**Aim of the exercise**.
Quote, verbatim, all material below, without pictures.

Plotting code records
+---+
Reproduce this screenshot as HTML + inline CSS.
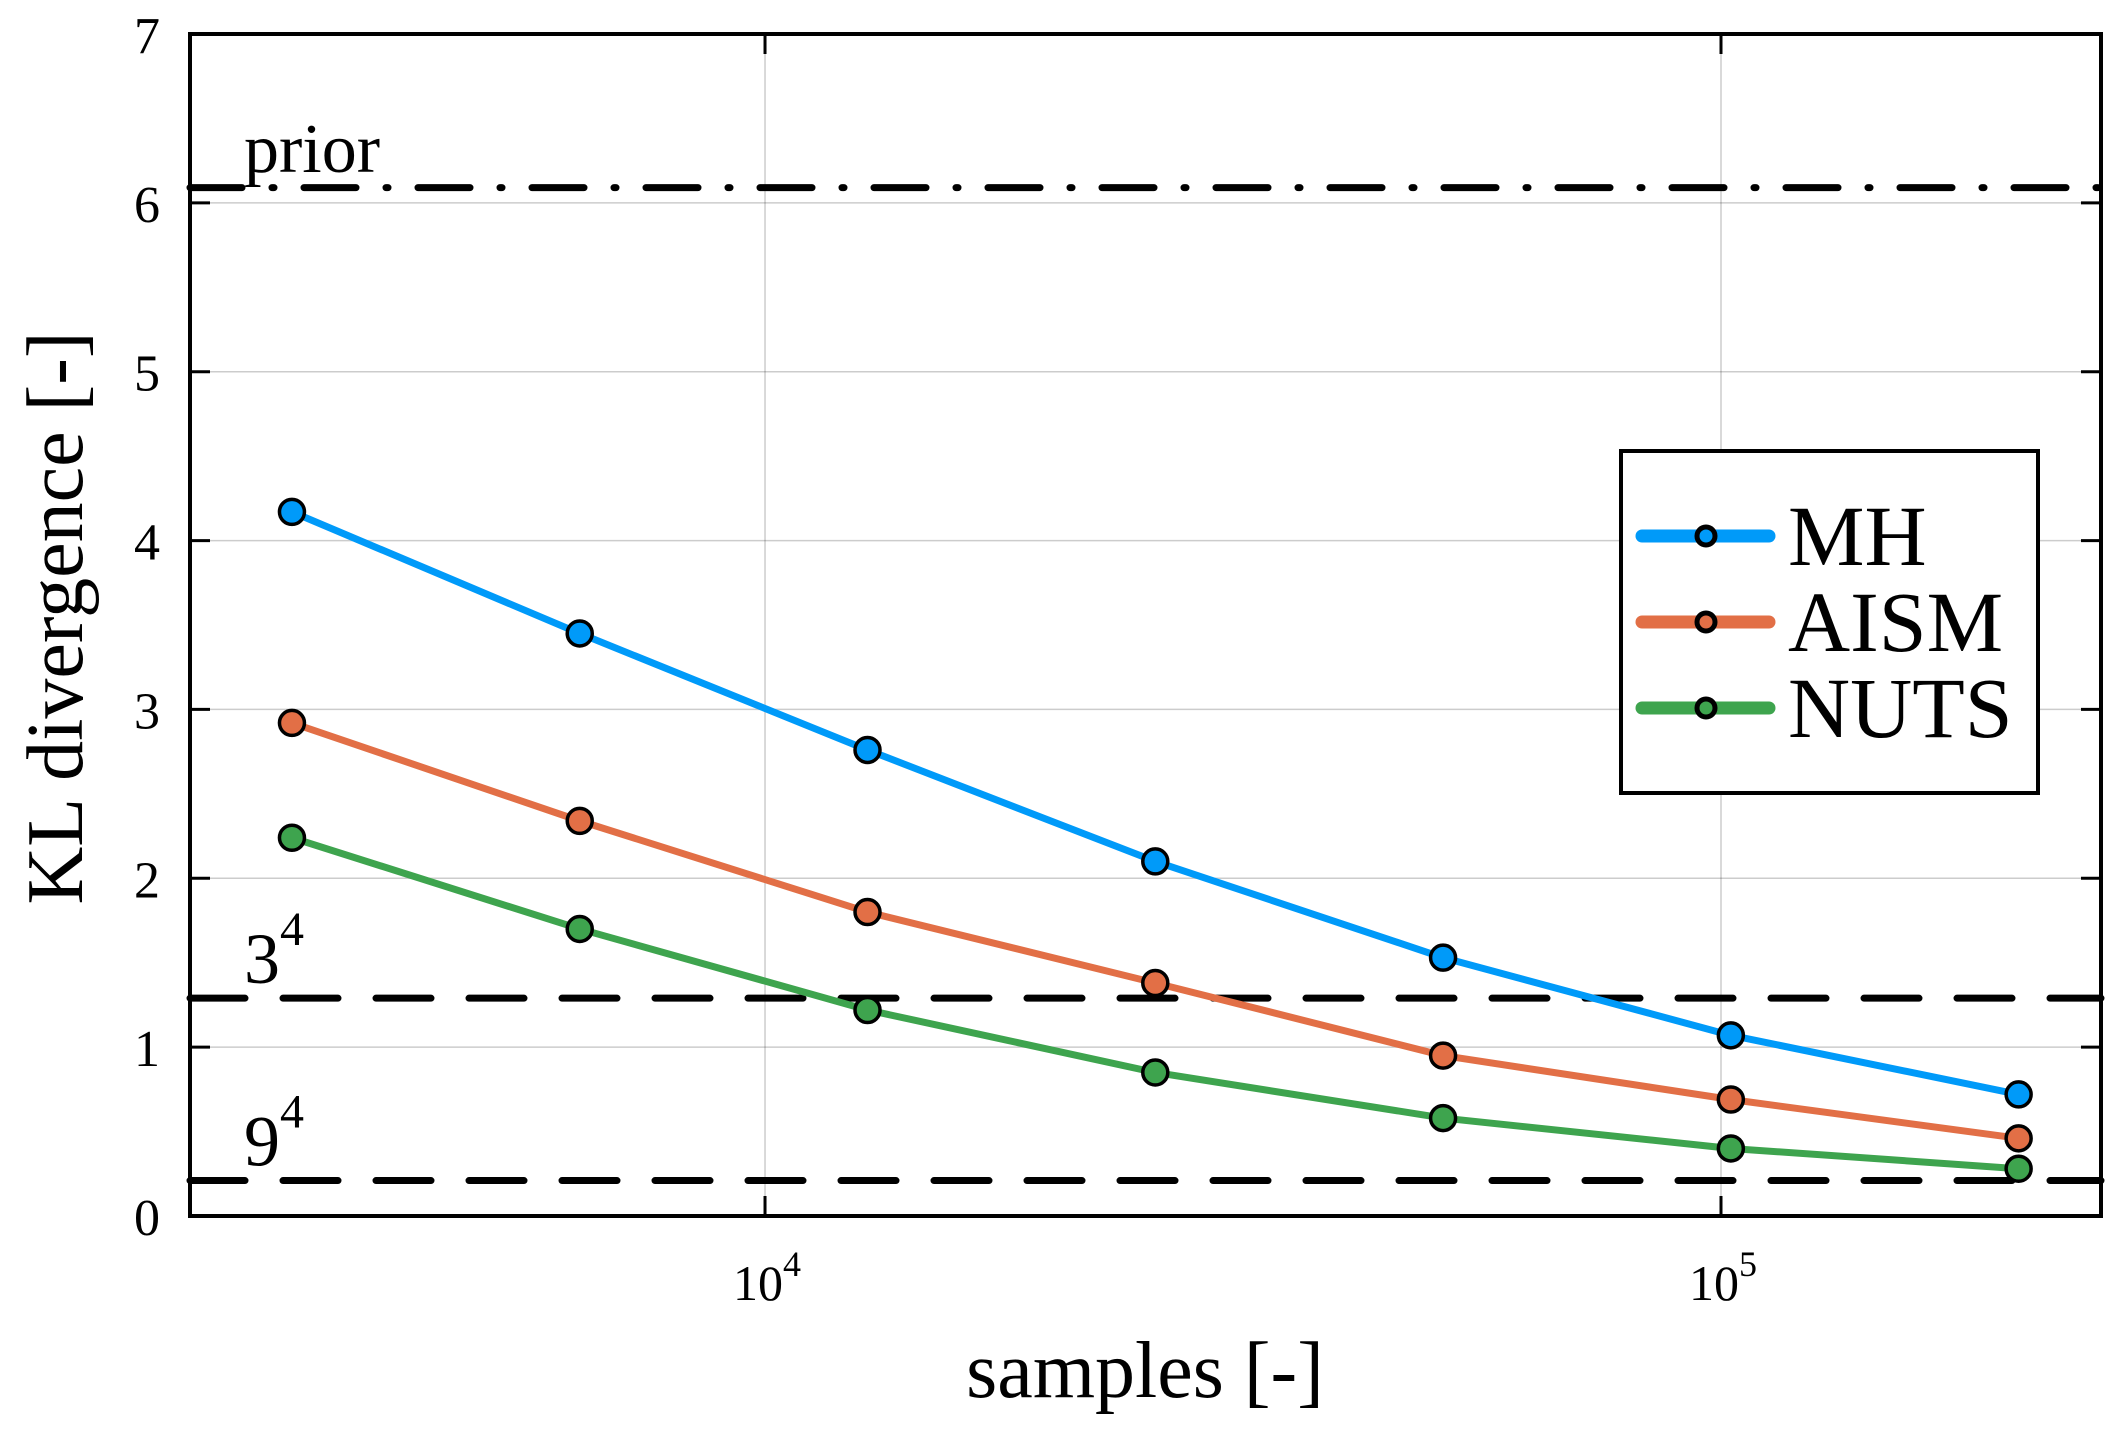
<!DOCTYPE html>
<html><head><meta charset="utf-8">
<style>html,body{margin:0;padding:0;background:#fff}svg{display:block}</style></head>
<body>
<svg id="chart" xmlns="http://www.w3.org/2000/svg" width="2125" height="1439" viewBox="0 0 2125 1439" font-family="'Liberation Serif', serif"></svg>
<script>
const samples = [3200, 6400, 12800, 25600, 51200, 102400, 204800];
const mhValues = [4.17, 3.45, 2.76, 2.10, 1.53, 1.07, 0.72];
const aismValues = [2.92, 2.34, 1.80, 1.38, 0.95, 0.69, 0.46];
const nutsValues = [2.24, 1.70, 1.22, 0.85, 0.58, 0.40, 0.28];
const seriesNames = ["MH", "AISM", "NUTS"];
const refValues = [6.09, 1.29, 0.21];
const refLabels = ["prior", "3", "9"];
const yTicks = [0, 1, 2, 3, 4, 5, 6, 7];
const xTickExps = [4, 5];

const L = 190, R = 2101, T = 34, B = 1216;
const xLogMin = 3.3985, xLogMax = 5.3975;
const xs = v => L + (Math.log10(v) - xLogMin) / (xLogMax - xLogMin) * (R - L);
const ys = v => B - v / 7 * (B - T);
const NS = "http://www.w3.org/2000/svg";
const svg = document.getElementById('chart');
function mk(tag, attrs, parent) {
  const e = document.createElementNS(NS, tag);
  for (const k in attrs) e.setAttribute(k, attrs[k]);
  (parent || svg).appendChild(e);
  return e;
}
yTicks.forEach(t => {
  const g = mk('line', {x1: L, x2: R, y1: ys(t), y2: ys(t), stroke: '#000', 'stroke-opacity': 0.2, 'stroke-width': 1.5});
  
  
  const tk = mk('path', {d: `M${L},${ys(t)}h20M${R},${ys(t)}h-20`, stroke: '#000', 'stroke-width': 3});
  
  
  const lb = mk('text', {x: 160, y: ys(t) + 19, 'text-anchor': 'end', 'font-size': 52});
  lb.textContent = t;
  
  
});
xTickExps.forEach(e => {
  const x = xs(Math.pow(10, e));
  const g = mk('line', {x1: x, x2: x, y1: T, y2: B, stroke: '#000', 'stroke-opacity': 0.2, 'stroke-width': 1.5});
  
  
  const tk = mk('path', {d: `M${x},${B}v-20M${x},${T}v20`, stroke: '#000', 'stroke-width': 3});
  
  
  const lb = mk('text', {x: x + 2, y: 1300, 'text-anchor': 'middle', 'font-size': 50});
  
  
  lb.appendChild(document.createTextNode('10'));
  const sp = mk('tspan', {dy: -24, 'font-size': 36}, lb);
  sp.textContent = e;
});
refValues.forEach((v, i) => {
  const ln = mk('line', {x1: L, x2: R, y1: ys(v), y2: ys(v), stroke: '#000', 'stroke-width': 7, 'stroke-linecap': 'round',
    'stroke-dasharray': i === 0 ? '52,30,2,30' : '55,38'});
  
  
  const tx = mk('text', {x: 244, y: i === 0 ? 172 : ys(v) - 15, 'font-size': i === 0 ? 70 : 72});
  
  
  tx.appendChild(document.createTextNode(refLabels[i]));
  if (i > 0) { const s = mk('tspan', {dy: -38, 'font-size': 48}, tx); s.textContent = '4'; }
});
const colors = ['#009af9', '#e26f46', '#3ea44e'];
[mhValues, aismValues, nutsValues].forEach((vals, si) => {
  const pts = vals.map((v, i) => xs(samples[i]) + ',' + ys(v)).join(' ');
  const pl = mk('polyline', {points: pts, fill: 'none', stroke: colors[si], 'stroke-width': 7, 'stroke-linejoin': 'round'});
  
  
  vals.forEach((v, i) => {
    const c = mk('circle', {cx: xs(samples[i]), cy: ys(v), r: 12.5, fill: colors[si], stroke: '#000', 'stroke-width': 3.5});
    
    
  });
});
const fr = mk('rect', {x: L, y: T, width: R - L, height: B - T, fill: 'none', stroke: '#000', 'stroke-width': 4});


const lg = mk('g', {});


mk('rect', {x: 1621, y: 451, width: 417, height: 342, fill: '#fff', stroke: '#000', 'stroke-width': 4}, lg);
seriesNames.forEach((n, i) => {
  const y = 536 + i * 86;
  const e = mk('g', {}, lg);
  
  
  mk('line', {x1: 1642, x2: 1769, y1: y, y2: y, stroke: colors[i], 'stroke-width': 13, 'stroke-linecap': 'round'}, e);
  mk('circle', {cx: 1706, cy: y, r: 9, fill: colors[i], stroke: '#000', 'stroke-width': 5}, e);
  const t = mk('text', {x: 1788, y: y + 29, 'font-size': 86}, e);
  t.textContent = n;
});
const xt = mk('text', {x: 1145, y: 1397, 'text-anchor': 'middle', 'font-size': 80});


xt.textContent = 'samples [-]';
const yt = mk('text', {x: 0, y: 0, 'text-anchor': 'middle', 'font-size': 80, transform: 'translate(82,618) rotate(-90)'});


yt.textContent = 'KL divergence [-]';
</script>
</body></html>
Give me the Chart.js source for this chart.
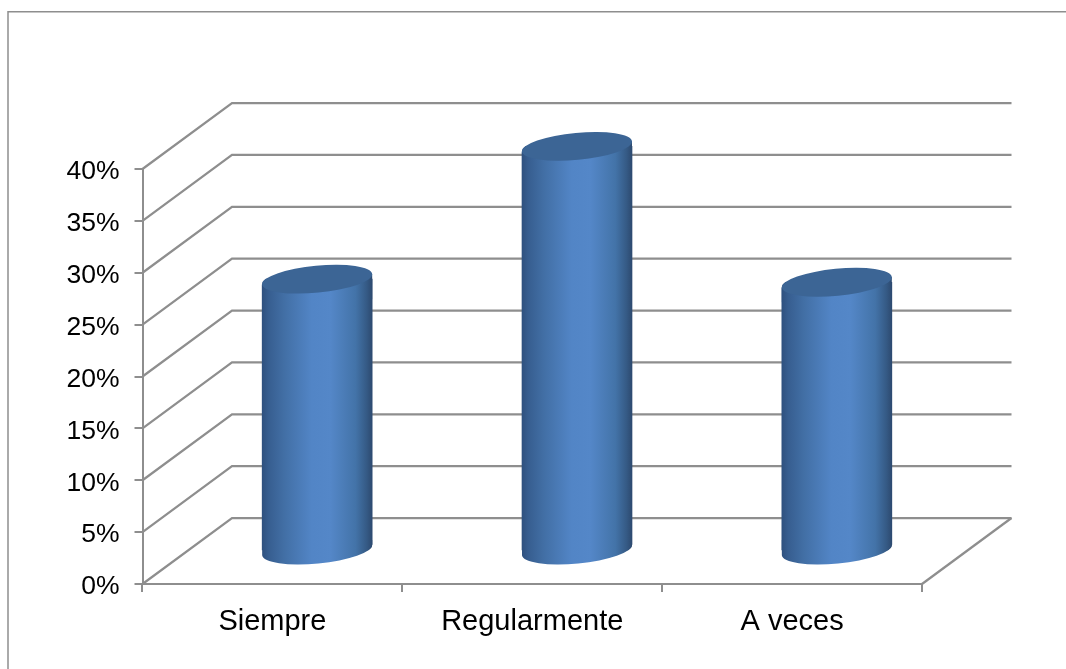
+---+
**Task result**.
Reproduce this screenshot as HTML + inline CSS.
<!DOCTYPE html>
<html><head><meta charset="utf-8">
<style>html,body{margin:0;padding:0;background:#fff}svg{display:block}</style></head>
<body>
<svg id="chart" xmlns="http://www.w3.org/2000/svg" width="2125" height="1439" viewBox="0 0 2125 1439" font-family="'Liberation Serif', serif"></svg>
<script>
const samples = [3200, 6400, 12800, 25600, 51200, 102400, 204800];
const mhValues = [4.17, 3.45, 2.76, 2.10, 1.53, 1.07, 0.72];
const aismValues = [2.92, 2.34, 1.80, 1.38, 0.95, 0.69, 0.46];
const nutsValues = [2.24, 1.70, 1.22, 0.85, 0.58, 0.40, 0.28];
const seriesNames = ["MH", "AISM", "NUTS"];
const refValues = [6.09, 1.29, 0.21];
const refLabels = ["prior", "3", "9"];
const yTicks = [0, 1, 2, 3, 4, 5, 6, 7];
const xTickExps = [4, 5];

const L = 190, R = 2101, T = 34, B = 1216;
const xLogMin = 3.3985, xLogMax = 5.3975;
const xs = v => L + (Math.log10(v) - xLogMin) / (xLogMax - xLogMin) * (R - L);
const ys = v => B - v / 7 * (B - T);
const NS = "http://www.w3.org/2000/svg";
const svg = document.getElementById('chart');
function mk(tag, attrs, parent) {
  const e = document.createElementNS(NS, tag);
  for (const k in attrs) e.setAttribute(k, attrs[k]);
  (parent || svg).appendChild(e);
  return e;
}
yTicks.forEach(t => {
  const g = mk('line', {x1: L, x2: R, y1: ys(t), y2: ys(t), stroke: '#000', 'stroke-opacity': 0.2, 'stroke-width': 1.5});
  
  
  const tk = mk('path', {d: `M${L},${ys(t)}h20M${R},${ys(t)}h-20`, stroke: '#000', 'stroke-width': 3});
  
  
  const lb = mk('text', {x: 160, y: ys(t) + 19, 'text-anchor': 'end', 'font-size': 52});
  lb.textContent = t;
  
  
});
xTickExps.forEach(e => {
  const x = xs(Math.pow(10, e));
  const g = mk('line', {x1: x, x2: x, y1: T, y2: B, stroke: '#000', 'stroke-opacity': 0.2, 'stroke-width': 1.5});
  
  
  const tk = mk('path', {d: `M${x},${B}v-20M${x},${T}v20`, stroke: '#000', 'stroke-width': 3});
  
  
  const lb = mk('text', {x: x + 2, y: 1300, 'text-anchor': 'middle', 'font-size': 50});
  
  
  lb.appendChild(document.createTextNode('10'));
  const sp = mk('tspan', {dy: -24, 'font-size': 36}, lb);
  sp.textContent = e;
});
refValues.forEach((v, i) => {
  const ln = mk('line', {x1: L, x2: R, y1: ys(v), y2: ys(v), stroke: '#000', 'stroke-width': 7, 'stroke-linecap': 'round',
    'stroke-dasharray': i === 0 ? '52,30,2,30' : '55,38'});
  
  
  const tx = mk('text', {x: 244, y: i === 0 ? 172 : ys(v) - 15, 'font-size': i === 0 ? 70 : 72});
  
  
  tx.appendChild(document.createTextNode(refLabels[i]));
  if (i > 0) { const s = mk('tspan', {dy: -38, 'font-size': 48}, tx); s.textContent = '4'; }
});
const colors = ['#009af9', '#e26f46', '#3ea44e'];
[mhValues, aismValues, nutsValues].forEach((vals, si) => {
  const pts = vals.map((v, i) => xs(samples[i]) + ',' + ys(v)).join(' ');
  const pl = mk('polyline', {points: pts, fill: 'none', stroke: colors[si], 'stroke-width': 7, 'stroke-linejoin': 'round'});
  
  
  vals.forEach((v, i) => {
    const c = mk('circle', {cx: xs(samples[i]), cy: ys(v), r: 12.5, fill: colors[si], stroke: '#000', 'stroke-width': 3.5});
    
    
  });
});
const fr = mk('rect', {x: L, y: T, width: R - L, height: B - T, fill: 'none', stroke: '#000', 'stroke-width': 4});


const lg = mk('g', {});


mk('rect', {x: 1621, y: 451, width: 417, height: 342, fill: '#fff', stroke: '#000', 'stroke-width': 4}, lg);
seriesNames.forEach((n, i) => {
  const y = 536 + i * 86;
  const e = mk('g', {}, lg);
  
  
  mk('line', {x1: 1642, x2: 1769, y1: y, y2: y, stroke: colors[i], 'stroke-width': 13, 'stroke-linecap': 'round'}, e);
  mk('circle', {cx: 1706, cy: y, r: 9, fill: colors[i], stroke: '#000', 'stroke-width': 5}, e);
  const t = mk('text', {x: 1788, y: y + 29, 'font-size': 86}, e);
  t.textContent = n;
});
const xt = mk('text', {x: 1145, y: 1397, 'text-anchor': 'middle', 'font-size': 80});


xt.textContent = 'samples [-]';
const yt = mk('text', {x: 0, y: 0, 'text-anchor': 'middle', 'font-size': 80, transform: 'translate(82,618) rotate(-90)'});


yt.textContent = 'KL divergence [-]';
</script>
</body></html>
Give me the Chart.js source for this chart.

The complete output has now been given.